## Problem statement
Search the material below for the string "with" and extract each line that has it.

## Recorded data
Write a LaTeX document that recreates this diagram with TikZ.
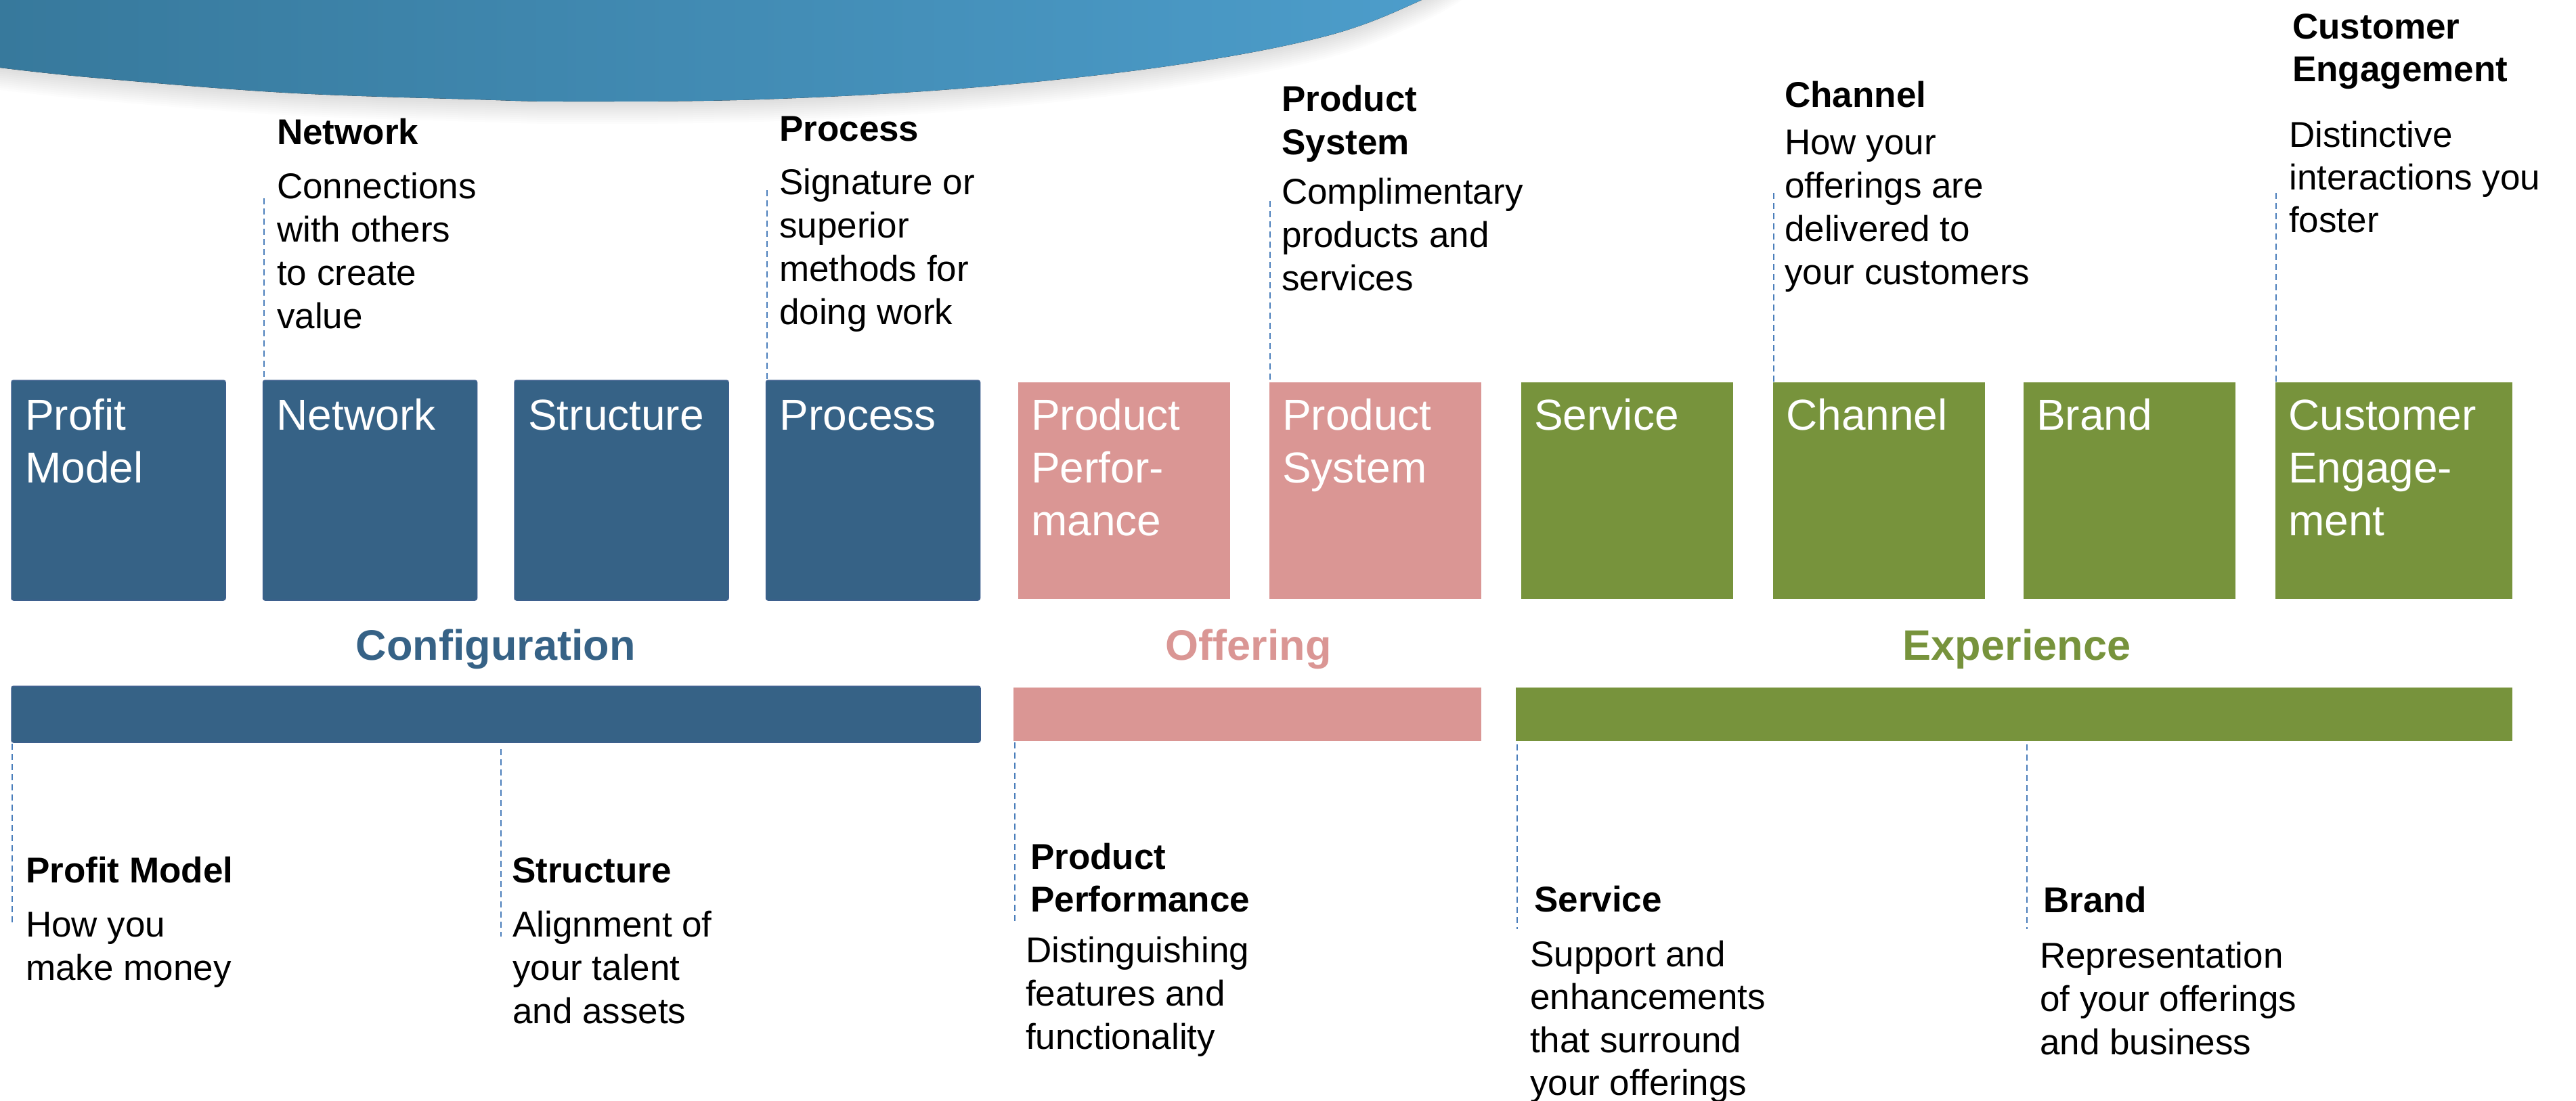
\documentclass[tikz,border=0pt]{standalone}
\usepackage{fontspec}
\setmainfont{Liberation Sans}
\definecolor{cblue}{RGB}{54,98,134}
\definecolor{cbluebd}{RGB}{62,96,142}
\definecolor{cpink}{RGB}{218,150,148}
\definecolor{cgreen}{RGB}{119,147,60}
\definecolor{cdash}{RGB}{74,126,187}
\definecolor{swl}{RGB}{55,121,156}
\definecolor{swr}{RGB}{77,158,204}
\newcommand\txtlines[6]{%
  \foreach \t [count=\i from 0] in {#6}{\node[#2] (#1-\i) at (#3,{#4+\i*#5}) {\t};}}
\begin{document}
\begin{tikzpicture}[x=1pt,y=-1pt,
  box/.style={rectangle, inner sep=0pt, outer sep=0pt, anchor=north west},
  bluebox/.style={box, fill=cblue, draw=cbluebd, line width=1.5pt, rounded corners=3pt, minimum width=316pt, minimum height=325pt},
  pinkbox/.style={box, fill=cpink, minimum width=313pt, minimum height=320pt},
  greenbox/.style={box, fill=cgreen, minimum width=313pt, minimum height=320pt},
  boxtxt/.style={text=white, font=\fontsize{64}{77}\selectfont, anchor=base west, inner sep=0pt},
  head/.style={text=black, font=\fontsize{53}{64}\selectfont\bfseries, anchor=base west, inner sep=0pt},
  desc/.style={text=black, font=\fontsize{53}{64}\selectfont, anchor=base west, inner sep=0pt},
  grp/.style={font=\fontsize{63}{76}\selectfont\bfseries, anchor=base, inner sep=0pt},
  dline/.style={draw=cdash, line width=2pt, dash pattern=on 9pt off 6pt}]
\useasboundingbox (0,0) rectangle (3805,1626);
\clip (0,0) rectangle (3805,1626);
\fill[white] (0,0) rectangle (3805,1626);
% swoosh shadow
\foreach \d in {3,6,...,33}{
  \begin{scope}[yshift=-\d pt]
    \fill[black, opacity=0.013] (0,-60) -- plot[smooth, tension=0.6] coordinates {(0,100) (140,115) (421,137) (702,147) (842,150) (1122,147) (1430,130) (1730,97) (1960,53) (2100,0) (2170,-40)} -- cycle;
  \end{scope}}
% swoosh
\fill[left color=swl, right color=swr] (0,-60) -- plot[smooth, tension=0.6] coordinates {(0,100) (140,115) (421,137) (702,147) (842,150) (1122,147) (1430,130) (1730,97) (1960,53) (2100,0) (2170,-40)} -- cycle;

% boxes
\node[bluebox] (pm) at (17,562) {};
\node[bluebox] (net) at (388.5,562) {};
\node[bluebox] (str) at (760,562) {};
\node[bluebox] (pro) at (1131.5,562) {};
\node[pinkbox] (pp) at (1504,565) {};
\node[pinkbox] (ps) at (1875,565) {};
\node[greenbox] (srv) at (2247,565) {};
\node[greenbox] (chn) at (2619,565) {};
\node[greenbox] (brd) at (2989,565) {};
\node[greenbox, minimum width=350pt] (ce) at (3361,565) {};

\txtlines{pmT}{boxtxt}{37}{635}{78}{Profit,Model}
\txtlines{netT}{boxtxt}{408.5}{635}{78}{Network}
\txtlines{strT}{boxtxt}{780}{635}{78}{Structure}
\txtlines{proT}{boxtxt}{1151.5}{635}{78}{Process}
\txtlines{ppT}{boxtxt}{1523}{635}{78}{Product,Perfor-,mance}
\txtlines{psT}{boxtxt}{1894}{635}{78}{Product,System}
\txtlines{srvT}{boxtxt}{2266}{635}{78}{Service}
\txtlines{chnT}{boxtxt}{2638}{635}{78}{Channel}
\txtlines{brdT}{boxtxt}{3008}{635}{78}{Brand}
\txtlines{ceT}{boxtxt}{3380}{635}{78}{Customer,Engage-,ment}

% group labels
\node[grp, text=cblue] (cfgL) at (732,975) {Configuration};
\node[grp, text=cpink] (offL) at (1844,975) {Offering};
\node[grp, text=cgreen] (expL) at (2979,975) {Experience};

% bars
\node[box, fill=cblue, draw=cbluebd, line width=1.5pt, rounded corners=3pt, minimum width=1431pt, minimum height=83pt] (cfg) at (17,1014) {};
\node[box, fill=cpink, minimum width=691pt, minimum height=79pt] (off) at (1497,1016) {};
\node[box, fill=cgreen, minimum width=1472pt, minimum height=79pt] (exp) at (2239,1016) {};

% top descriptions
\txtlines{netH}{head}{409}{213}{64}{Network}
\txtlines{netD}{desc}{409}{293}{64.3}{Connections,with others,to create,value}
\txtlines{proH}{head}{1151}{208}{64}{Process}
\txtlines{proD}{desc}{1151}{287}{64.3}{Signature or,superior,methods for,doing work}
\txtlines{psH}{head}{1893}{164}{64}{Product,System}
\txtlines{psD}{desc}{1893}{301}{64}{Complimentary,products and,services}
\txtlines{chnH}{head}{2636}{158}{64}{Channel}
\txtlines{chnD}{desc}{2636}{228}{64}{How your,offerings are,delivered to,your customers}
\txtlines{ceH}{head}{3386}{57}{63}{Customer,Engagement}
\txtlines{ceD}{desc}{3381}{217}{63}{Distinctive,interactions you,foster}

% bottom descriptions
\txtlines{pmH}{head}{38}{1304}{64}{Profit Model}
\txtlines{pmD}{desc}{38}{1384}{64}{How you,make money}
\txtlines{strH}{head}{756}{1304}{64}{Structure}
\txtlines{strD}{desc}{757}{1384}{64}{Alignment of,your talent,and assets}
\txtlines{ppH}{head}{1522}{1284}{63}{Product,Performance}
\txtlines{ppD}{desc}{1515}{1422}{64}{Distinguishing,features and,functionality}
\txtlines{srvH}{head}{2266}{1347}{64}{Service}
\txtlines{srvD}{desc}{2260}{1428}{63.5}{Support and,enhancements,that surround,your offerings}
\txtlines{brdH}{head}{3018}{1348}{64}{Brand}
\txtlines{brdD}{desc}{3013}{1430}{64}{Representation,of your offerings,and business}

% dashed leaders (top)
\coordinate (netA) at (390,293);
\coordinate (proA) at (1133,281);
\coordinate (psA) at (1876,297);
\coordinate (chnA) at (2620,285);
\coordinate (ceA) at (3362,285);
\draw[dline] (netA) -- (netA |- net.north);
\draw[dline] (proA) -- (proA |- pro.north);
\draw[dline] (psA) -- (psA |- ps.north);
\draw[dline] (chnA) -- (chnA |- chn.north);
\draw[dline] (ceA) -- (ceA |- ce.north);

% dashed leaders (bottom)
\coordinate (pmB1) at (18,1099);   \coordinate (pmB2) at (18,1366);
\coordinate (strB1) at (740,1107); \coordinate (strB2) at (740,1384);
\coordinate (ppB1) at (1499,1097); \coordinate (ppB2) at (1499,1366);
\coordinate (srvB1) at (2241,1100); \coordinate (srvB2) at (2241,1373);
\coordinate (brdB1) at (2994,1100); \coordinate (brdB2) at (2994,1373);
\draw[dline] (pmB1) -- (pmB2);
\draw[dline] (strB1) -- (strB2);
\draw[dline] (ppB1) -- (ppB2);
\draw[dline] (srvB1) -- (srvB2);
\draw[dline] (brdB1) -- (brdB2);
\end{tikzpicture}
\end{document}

## Solution for this problem
Write a LaTeX document that recreates this diagram with TikZ.
\txtlines{netD}{desc}{409}{293}{64.3}{Connections,with others,to create,value}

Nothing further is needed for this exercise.